▶ THE TASK
Only the lines from the line containing "Recreate this image" to the line containing "plt.rcParams['font.family'] = ['Liberation", with both of those lines, are to be repeated exactly. Leave the images out.

▶ DATASET
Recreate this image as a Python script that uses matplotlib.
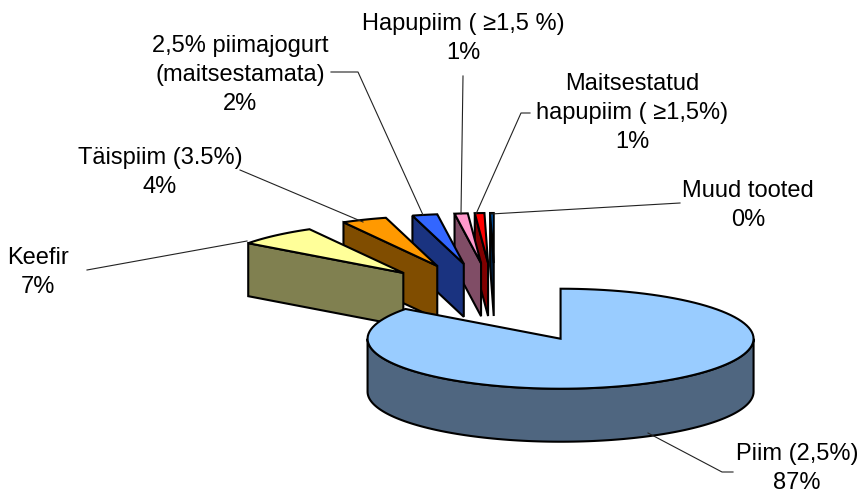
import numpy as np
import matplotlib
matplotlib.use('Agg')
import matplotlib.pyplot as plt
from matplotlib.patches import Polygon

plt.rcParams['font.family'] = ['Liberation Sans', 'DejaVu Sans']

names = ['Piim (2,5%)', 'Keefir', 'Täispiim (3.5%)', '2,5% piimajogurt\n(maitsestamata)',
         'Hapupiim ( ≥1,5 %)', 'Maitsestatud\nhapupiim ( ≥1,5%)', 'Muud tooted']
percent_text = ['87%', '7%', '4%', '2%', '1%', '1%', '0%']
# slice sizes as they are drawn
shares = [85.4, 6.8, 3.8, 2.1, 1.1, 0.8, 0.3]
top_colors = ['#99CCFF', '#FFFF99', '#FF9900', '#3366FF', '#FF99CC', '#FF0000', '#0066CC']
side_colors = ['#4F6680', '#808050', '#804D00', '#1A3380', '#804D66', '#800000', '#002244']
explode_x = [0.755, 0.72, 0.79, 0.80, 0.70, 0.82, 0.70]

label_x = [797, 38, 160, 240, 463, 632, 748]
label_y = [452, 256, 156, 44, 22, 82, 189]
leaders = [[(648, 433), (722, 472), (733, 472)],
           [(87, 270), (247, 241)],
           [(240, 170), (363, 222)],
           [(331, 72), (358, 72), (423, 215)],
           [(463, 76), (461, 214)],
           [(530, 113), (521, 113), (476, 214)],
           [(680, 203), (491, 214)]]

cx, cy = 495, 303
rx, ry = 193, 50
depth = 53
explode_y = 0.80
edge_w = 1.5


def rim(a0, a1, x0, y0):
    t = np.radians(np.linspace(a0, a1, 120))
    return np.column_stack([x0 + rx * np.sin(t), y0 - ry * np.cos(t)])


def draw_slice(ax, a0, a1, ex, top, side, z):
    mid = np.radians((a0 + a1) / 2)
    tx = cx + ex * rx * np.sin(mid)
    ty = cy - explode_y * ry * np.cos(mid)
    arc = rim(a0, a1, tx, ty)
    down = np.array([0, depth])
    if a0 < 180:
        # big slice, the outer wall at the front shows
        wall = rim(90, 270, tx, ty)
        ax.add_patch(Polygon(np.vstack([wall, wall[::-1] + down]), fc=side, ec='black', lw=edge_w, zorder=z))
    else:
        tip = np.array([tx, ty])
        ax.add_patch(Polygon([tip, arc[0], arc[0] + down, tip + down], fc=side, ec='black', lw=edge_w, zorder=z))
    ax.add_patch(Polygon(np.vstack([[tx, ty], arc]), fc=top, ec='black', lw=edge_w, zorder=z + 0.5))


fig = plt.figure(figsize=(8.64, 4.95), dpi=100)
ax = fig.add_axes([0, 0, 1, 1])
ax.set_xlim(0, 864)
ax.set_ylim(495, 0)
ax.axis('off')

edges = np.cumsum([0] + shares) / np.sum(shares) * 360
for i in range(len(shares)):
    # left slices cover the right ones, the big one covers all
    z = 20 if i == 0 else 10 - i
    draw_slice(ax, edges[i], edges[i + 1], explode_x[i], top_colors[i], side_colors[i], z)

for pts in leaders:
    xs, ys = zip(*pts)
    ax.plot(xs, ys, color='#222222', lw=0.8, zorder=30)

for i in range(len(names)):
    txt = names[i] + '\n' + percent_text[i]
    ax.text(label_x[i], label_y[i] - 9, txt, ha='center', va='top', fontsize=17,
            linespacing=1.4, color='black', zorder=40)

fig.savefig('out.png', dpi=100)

==

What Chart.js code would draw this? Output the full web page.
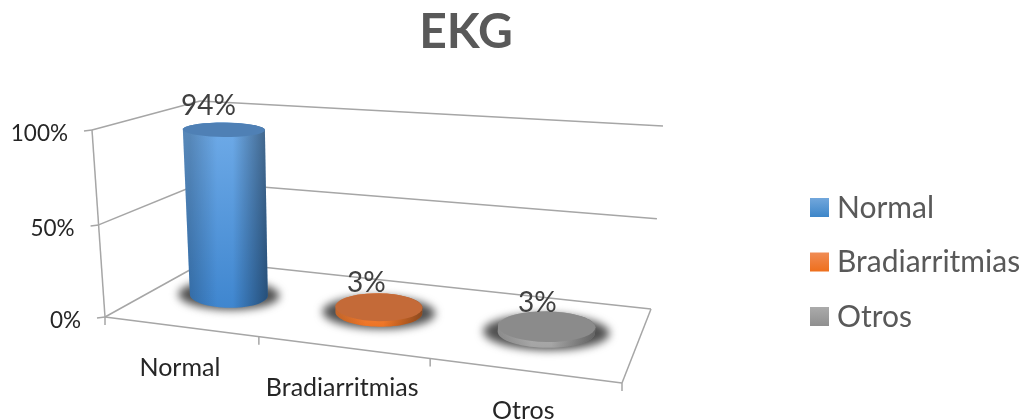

--

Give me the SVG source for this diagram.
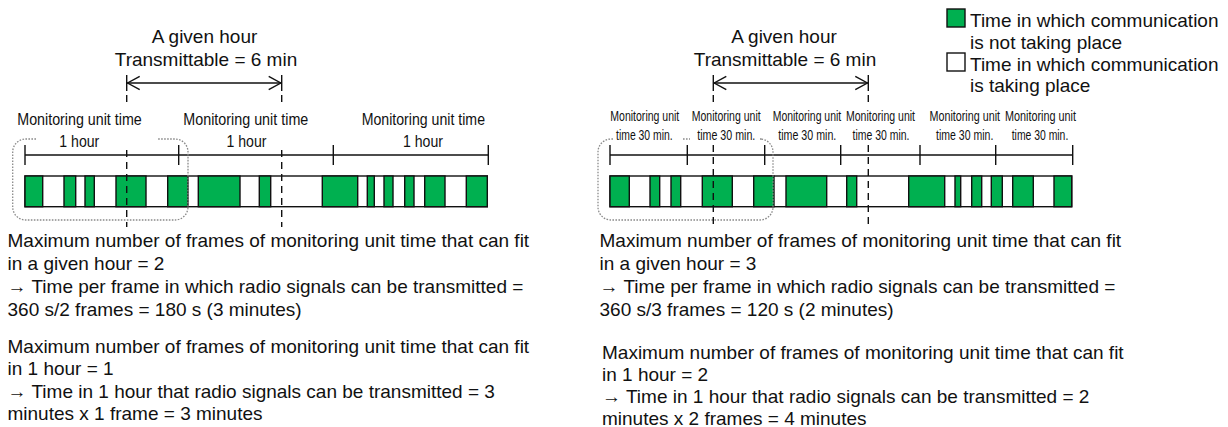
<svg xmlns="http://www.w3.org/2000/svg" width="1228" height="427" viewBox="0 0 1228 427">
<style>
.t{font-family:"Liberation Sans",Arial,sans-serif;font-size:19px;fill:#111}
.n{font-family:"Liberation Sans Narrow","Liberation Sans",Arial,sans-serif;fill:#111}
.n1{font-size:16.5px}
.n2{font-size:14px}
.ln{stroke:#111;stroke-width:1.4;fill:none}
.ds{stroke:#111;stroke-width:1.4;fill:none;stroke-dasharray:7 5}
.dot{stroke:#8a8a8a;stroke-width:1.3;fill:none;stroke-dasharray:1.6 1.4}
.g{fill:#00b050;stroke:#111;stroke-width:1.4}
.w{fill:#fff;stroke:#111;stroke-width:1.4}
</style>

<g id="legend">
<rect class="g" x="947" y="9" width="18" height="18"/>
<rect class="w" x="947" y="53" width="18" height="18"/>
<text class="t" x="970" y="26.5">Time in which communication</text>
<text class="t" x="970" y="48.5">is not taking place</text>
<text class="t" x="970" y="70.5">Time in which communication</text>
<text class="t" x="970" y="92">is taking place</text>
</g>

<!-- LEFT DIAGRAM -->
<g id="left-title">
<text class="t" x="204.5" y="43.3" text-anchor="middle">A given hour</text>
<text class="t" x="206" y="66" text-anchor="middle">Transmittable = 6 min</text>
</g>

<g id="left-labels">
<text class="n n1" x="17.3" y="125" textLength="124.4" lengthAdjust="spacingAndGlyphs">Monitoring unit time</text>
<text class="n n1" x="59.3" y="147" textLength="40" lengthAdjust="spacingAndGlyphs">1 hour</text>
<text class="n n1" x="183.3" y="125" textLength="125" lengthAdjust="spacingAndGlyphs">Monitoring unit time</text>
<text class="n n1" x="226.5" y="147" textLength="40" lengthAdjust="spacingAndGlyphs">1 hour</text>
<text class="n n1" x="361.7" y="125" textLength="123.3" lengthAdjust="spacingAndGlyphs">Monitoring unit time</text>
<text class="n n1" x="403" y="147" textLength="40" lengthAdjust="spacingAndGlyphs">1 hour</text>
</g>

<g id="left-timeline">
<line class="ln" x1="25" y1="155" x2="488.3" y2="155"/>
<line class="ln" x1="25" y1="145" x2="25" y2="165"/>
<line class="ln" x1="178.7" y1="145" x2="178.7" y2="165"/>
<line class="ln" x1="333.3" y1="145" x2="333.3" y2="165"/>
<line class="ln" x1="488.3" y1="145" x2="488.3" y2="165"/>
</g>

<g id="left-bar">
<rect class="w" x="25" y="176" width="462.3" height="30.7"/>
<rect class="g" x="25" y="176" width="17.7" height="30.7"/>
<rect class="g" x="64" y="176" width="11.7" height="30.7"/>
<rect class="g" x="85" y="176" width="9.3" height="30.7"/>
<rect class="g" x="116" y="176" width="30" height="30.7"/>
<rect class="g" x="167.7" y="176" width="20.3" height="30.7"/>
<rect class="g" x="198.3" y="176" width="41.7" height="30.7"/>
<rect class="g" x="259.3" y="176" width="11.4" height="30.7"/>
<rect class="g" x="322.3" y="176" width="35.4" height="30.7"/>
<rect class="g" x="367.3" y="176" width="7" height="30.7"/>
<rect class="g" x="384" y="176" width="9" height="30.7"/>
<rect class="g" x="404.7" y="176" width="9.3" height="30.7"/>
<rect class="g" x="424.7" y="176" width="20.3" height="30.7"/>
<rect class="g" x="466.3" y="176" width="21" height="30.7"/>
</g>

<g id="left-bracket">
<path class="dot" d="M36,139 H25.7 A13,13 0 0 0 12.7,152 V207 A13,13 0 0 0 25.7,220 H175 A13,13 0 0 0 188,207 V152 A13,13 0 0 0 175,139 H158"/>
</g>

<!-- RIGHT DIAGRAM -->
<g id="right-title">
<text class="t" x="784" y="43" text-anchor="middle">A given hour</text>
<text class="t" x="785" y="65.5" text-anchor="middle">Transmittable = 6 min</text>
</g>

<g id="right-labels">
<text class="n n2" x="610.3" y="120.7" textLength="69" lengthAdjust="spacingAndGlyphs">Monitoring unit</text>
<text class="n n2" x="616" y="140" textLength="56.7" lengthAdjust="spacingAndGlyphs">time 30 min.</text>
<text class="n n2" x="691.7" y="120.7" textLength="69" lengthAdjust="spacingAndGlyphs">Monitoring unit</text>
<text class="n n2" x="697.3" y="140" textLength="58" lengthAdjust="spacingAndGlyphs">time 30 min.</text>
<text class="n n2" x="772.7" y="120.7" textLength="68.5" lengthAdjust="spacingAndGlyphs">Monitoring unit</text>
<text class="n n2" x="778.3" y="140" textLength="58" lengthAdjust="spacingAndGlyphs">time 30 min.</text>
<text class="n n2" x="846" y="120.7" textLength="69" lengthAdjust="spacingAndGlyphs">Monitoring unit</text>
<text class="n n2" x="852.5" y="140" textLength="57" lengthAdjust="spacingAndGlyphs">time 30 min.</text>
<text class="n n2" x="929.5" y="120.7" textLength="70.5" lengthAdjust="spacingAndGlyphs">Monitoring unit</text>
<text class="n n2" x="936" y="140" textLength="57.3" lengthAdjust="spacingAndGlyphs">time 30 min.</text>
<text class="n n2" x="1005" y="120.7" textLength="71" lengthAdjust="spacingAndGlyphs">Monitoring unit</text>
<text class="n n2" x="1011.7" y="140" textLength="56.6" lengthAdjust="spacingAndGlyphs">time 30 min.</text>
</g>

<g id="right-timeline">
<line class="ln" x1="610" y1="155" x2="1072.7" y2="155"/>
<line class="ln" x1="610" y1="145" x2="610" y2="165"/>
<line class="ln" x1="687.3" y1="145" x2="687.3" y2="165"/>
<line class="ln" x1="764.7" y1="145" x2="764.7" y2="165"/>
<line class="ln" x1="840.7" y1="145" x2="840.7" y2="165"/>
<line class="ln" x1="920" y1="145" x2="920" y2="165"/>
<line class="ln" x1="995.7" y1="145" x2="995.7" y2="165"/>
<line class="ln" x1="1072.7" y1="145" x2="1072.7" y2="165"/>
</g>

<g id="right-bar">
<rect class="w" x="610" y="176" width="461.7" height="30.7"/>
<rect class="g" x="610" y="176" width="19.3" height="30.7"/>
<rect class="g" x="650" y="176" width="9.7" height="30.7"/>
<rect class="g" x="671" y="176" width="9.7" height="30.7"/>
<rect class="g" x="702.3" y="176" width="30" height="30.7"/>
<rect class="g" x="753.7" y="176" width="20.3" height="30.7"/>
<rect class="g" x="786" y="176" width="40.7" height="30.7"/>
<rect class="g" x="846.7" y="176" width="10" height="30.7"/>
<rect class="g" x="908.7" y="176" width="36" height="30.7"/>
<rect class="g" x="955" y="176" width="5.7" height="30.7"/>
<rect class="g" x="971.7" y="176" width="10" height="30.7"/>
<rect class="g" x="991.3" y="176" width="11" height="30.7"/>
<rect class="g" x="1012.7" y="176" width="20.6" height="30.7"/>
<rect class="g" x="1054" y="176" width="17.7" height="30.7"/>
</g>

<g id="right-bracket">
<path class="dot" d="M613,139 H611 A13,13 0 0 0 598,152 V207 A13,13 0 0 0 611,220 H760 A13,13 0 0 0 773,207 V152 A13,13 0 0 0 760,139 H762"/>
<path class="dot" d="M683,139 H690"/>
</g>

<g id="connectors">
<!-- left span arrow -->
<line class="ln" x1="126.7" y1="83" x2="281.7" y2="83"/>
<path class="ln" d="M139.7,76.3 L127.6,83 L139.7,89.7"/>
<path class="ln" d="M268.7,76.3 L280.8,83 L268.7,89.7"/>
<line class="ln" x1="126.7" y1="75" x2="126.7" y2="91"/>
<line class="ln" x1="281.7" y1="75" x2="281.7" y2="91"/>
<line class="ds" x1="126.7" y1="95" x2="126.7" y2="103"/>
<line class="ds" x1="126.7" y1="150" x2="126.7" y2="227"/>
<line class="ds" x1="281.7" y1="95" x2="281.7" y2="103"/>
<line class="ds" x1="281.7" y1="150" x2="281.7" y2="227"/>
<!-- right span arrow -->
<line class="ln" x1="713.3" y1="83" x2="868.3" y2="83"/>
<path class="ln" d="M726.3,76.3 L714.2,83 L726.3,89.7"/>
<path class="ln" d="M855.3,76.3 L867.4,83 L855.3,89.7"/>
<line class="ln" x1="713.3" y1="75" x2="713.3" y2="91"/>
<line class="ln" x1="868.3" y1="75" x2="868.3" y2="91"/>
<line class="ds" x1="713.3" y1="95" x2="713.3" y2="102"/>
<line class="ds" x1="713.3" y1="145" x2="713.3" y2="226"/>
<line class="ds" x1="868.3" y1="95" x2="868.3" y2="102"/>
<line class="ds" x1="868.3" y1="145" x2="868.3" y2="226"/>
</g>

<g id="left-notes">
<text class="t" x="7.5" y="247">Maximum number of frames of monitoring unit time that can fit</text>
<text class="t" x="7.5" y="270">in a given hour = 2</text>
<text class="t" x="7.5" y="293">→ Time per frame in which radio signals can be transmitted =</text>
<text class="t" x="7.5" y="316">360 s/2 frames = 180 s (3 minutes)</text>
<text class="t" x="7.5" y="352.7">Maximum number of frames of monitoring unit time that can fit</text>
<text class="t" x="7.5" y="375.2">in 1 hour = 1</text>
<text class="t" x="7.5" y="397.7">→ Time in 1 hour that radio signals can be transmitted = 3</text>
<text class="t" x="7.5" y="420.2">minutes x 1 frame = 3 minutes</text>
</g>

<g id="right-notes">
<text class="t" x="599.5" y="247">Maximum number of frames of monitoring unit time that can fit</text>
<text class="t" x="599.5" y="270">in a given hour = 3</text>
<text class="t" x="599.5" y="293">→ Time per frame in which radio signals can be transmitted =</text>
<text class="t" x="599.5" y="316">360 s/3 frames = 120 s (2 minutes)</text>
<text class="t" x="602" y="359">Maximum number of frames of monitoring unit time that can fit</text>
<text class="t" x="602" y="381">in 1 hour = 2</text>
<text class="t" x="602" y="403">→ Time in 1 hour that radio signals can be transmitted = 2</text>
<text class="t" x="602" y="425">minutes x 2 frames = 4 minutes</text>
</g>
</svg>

▶ SOLUTION FOR THIS EXERCISE
Recreate this image as a Python script that uses matplotlib.
import numpy as np
import matplotlib
matplotlib.use('Agg')
import matplotlib.pyplot as plt
from matplotlib.patches import Polygon

plt.rcParams['font.family'] = ['Liberation Sans', 'DejaVu Sans']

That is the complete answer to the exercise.